(Stored items)
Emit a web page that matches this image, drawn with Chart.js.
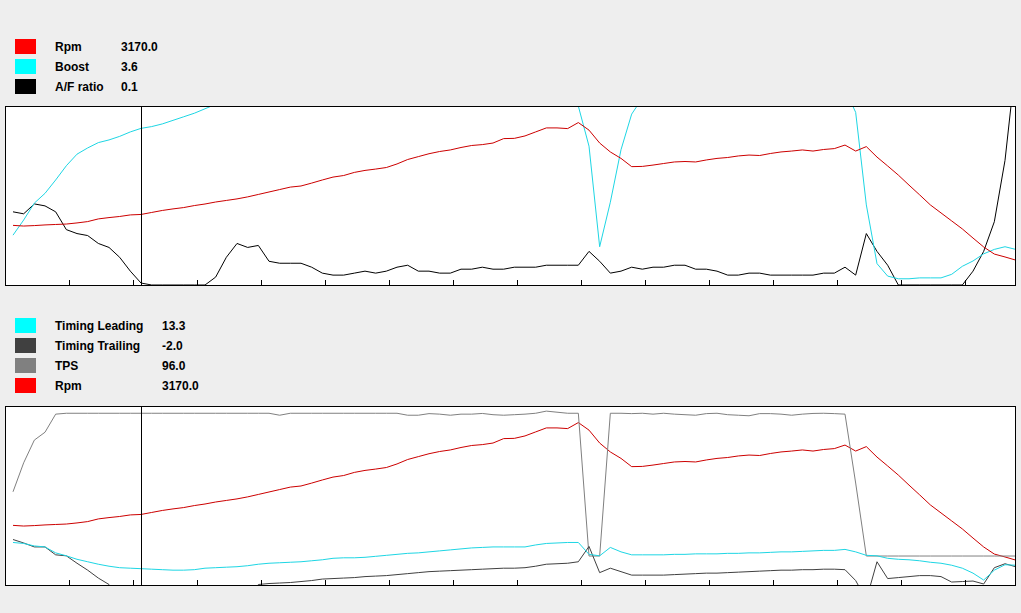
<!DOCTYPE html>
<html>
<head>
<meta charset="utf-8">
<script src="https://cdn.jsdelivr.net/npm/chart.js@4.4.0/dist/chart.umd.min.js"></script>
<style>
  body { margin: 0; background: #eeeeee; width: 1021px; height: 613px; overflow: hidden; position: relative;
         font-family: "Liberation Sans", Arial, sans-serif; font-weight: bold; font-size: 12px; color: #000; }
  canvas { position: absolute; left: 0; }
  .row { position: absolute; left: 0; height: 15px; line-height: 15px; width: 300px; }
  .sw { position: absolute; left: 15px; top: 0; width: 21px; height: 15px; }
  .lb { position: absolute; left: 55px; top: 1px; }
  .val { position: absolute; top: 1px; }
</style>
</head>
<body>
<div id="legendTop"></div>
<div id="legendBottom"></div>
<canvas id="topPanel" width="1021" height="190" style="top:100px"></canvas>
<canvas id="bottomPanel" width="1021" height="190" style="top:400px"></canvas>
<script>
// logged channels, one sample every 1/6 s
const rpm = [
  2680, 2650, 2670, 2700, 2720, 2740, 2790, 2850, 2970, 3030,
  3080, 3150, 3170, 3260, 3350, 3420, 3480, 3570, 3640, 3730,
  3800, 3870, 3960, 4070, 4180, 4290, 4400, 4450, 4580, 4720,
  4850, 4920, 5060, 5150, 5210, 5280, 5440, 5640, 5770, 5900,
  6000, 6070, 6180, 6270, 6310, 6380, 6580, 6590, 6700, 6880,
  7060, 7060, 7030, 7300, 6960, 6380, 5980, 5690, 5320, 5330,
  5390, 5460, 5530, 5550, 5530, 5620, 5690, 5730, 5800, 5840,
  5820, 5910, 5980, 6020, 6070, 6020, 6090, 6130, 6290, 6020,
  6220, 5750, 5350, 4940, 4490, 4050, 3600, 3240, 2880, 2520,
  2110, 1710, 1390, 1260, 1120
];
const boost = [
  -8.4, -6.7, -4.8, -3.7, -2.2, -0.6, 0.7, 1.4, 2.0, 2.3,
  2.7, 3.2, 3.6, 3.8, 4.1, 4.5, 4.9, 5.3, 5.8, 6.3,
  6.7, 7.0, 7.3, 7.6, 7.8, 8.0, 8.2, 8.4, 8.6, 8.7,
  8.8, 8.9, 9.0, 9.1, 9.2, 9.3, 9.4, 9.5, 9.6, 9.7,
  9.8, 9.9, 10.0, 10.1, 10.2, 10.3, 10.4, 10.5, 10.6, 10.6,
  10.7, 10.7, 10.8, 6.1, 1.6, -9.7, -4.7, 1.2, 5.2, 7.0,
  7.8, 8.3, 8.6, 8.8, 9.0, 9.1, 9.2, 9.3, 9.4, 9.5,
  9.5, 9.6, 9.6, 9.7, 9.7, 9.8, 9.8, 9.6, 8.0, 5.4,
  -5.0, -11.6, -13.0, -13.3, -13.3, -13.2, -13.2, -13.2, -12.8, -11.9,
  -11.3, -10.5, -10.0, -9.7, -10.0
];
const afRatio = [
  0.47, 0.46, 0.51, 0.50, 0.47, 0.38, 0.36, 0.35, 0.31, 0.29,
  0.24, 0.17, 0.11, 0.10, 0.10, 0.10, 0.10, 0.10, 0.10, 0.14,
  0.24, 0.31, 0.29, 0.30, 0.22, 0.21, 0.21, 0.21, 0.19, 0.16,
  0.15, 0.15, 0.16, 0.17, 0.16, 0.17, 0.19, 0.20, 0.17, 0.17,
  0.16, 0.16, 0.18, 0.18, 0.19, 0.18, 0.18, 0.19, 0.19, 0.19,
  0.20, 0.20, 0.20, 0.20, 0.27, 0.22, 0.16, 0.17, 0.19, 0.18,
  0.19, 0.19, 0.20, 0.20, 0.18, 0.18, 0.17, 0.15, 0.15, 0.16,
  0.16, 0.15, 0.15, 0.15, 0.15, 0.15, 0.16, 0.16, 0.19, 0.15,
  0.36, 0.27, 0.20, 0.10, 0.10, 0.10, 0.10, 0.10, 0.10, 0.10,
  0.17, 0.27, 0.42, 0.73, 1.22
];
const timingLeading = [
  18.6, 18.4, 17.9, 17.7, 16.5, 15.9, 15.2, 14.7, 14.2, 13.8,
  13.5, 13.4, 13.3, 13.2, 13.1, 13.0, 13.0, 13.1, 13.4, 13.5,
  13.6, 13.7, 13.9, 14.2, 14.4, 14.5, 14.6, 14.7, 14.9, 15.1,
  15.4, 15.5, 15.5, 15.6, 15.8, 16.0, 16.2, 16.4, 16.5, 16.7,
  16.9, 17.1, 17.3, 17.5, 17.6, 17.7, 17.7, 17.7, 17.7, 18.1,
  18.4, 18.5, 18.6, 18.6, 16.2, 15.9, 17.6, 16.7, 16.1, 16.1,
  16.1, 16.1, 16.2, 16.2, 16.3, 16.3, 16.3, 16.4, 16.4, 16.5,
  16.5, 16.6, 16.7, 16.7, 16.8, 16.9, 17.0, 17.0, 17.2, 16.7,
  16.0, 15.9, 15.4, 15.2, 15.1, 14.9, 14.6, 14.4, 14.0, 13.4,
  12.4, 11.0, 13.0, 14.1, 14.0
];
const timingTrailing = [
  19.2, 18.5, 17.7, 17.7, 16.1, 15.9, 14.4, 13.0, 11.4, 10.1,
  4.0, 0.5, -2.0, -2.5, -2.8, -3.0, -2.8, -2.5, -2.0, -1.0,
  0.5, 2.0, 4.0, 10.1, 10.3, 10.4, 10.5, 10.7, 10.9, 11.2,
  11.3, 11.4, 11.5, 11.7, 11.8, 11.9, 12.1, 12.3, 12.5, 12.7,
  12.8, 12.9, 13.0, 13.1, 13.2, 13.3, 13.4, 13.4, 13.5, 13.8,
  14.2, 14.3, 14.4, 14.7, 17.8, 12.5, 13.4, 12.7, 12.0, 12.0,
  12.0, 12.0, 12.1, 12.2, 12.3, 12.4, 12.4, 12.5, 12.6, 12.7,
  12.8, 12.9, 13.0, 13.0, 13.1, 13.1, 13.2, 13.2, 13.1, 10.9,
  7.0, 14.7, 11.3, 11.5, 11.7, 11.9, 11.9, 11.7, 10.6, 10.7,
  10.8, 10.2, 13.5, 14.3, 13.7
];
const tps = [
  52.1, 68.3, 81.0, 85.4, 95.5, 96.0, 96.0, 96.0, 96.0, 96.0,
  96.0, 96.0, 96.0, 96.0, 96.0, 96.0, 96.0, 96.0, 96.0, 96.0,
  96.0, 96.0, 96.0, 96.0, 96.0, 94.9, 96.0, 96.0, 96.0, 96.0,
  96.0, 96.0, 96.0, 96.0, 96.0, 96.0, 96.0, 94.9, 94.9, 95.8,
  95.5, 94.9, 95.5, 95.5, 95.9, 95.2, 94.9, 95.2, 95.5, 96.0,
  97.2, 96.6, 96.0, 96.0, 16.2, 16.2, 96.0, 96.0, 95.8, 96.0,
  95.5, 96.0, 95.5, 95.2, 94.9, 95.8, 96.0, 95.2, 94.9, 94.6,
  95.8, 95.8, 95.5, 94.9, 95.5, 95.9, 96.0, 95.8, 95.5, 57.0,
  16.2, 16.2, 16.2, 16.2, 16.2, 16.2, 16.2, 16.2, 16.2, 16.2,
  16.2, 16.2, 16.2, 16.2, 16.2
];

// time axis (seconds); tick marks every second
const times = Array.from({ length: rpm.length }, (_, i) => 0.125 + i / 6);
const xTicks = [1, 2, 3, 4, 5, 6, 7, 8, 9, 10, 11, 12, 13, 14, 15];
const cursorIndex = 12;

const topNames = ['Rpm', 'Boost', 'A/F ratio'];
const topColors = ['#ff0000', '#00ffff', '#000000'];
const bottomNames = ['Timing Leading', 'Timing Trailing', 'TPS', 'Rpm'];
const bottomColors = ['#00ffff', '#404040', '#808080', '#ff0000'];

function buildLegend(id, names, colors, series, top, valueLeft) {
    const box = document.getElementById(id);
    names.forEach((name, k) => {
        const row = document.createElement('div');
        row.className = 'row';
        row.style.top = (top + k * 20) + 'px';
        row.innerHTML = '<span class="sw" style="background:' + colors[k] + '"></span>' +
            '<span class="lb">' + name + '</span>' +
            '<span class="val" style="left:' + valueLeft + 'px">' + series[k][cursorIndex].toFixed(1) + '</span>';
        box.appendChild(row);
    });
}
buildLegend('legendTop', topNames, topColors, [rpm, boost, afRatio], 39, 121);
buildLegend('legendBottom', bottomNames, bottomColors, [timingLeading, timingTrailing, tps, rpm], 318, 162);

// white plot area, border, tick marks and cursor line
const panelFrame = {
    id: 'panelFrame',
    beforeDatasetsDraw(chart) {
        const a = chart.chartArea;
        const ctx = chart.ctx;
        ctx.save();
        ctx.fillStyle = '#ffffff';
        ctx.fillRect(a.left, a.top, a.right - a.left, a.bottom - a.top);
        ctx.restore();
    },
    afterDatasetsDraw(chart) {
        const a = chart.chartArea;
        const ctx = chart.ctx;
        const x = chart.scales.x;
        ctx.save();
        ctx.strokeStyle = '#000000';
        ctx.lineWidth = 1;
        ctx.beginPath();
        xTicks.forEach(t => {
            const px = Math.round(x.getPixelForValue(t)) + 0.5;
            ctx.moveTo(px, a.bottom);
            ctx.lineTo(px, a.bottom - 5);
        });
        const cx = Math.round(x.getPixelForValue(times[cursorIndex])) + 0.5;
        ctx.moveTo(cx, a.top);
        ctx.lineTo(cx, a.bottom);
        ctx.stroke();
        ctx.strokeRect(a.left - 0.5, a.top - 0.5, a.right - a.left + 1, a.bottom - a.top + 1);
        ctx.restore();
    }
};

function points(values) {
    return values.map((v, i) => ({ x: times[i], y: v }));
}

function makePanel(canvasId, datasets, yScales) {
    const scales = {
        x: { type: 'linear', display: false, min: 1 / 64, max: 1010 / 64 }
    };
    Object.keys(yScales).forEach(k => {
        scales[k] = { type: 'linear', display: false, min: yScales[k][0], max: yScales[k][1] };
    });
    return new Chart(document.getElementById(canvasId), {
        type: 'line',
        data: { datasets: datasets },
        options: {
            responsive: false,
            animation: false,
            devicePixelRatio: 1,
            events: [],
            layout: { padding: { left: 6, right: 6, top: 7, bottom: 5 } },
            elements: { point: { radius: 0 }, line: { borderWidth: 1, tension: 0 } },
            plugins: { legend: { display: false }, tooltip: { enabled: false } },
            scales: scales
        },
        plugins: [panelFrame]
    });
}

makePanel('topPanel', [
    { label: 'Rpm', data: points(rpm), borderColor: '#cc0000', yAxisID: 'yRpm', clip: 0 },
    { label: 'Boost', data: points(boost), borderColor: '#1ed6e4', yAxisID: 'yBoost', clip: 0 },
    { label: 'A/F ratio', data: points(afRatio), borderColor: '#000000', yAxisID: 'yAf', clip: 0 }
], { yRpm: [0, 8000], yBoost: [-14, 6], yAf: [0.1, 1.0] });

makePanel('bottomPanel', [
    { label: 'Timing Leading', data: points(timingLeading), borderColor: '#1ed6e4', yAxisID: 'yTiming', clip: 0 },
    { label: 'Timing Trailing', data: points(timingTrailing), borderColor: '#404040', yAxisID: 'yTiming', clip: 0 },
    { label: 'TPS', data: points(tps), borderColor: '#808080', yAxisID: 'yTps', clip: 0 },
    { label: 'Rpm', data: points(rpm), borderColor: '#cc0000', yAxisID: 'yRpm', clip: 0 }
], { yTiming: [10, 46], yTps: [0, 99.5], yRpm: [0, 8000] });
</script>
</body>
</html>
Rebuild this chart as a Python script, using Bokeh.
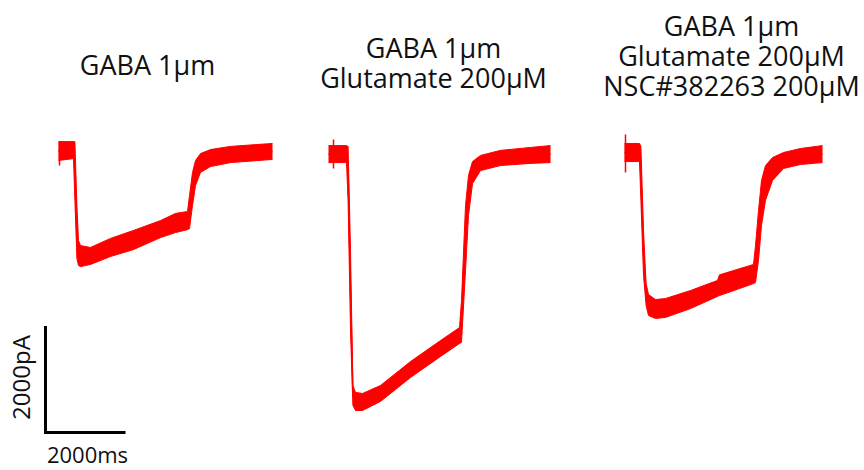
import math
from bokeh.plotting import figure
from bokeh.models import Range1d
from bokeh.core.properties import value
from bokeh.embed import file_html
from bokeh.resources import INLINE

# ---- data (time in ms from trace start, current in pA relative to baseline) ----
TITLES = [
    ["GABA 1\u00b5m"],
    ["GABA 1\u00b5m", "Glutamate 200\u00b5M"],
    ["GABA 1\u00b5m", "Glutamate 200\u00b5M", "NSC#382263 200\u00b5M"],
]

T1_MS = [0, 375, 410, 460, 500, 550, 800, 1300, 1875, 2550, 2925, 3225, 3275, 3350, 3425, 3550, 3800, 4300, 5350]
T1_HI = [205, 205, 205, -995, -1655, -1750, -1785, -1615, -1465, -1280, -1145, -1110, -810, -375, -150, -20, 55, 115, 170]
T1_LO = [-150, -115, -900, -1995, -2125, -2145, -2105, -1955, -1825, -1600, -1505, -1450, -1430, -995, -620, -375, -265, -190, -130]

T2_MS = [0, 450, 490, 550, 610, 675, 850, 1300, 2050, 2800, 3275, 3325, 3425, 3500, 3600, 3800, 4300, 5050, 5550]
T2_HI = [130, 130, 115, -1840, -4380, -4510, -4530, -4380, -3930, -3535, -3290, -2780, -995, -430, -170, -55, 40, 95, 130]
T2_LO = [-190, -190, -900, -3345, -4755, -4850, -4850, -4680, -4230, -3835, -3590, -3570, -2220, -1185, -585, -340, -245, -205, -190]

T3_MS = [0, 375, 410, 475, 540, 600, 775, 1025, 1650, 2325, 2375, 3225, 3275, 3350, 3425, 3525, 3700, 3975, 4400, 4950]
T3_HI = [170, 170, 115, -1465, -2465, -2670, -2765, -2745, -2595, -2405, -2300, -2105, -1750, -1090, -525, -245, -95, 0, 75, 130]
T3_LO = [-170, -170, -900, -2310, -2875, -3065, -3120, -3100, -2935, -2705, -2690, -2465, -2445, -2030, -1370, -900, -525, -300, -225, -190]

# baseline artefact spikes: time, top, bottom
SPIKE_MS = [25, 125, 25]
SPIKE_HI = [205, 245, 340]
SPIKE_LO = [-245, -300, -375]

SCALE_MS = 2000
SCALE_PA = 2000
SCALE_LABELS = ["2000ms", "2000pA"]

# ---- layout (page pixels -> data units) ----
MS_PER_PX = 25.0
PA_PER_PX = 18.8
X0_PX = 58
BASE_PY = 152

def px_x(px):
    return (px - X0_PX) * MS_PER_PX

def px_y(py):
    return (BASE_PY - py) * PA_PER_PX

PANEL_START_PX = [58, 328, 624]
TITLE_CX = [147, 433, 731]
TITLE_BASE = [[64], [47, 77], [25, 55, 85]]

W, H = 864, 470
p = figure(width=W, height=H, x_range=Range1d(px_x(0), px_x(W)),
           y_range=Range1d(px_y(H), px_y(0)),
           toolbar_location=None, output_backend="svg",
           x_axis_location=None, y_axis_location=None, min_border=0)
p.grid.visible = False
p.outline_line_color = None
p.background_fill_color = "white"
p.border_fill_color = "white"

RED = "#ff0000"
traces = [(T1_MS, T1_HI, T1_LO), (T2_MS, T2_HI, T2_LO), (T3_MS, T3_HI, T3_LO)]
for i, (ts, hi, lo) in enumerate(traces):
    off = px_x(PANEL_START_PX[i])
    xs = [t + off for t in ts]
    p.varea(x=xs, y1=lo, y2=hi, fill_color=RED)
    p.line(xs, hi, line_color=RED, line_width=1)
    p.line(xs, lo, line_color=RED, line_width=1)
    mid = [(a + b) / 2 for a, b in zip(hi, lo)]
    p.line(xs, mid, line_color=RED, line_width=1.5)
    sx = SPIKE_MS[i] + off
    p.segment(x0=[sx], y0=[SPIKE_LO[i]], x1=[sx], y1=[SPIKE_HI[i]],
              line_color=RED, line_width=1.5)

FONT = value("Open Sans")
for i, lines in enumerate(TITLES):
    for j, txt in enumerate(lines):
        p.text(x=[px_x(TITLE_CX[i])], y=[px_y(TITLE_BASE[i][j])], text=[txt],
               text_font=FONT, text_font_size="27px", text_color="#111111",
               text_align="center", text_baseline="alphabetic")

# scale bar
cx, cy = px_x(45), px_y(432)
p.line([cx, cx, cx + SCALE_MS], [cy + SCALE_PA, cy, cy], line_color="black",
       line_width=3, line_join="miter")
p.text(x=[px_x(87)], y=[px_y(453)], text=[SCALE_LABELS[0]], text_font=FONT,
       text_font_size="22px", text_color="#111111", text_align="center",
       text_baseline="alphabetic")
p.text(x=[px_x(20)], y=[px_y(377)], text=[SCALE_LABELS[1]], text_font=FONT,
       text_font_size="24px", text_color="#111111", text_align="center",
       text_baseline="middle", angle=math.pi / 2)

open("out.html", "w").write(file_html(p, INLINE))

> _What is required_:
The material above holds pictures; leave them out. Repeat exactly the lines from the one containing "Rebuild this chart" through the one containing "BASE_PY = 152", and nothing else.

> _Worked solution_:
Rebuild this chart as a Python script, using Bokeh.
import math
from bokeh.plotting import figure
from bokeh.models import Range1d
from bokeh.core.properties import value
from bokeh.embed import file_html
from bokeh.resources import INLINE

# ---- data (time in ms from trace start, current in pA relative to baseline) ----
TITLES = [
    ["GABA 1\u00b5m"],
    ["GABA 1\u00b5m", "Glutamate 200\u00b5M"],
    ["GABA 1\u00b5m", "Glutamate 200\u00b5M", "NSC#382263 200\u00b5M"],
]

T1_MS = [0, 375, 410, 460, 500, 550, 800, 1300, 1875, 2550, 2925, 3225, 3275, 3350, 3425, 3550, 3800, 4300, 5350]
T1_HI = [205, 205, 205, -995, -1655, -1750, -1785, -1615, -1465, -1280, -1145, -1110, -810, -375, -150, -20, 55, 115, 170]
T1_LO = [-150, -115, -900, -1995, -2125, -2145, -2105, -1955, -1825, -1600, -1505, -1450, -1430, -995, -620, -375, -265, -190, -130]

T2_MS = [0, 450, 490, 550, 610, 675, 850, 1300, 2050, 2800, 3275, 3325, 3425, 3500, 3600, 3800, 4300, 5050, 5550]
T2_HI = [130, 130, 115, -1840, -4380, -4510, -4530, -4380, -3930, -3535, -3290, -2780, -995, -430, -170, -55, 40, 95, 130]
T2_LO = [-190, -190, -900, -3345, -4755, -4850, -4850, -4680, -4230, -3835, -3590, -3570, -2220, -1185, -585, -340, -245, -205, -190]

T3_MS = [0, 375, 410, 475, 540, 600, 775, 1025, 1650, 2325, 2375, 3225, 3275, 3350, 3425, 3525, 3700, 3975, 4400, 4950]
T3_HI = [170, 170, 115, -1465, -2465, -2670, -2765, -2745, -2595, -2405, -2300, -2105, -1750, -1090, -525, -245, -95, 0, 75, 130]
T3_LO = [-170, -170, -900, -2310, -2875, -3065, -3120, -3100, -2935, -2705, -2690, -2465, -2445, -2030, -1370, -900, -525, -300, -225, -190]

# baseline artefact spikes: time, top, bottom
SPIKE_MS = [25, 125, 25]
SPIKE_HI = [205, 245, 340]
SPIKE_LO = [-245, -300, -375]

SCALE_MS = 2000
SCALE_PA = 2000
SCALE_LABELS = ["2000ms", "2000pA"]

# ---- layout (page pixels -> data units) ----
MS_PER_PX = 25.0
PA_PER_PX = 18.8
X0_PX = 58
BASE_PY = 152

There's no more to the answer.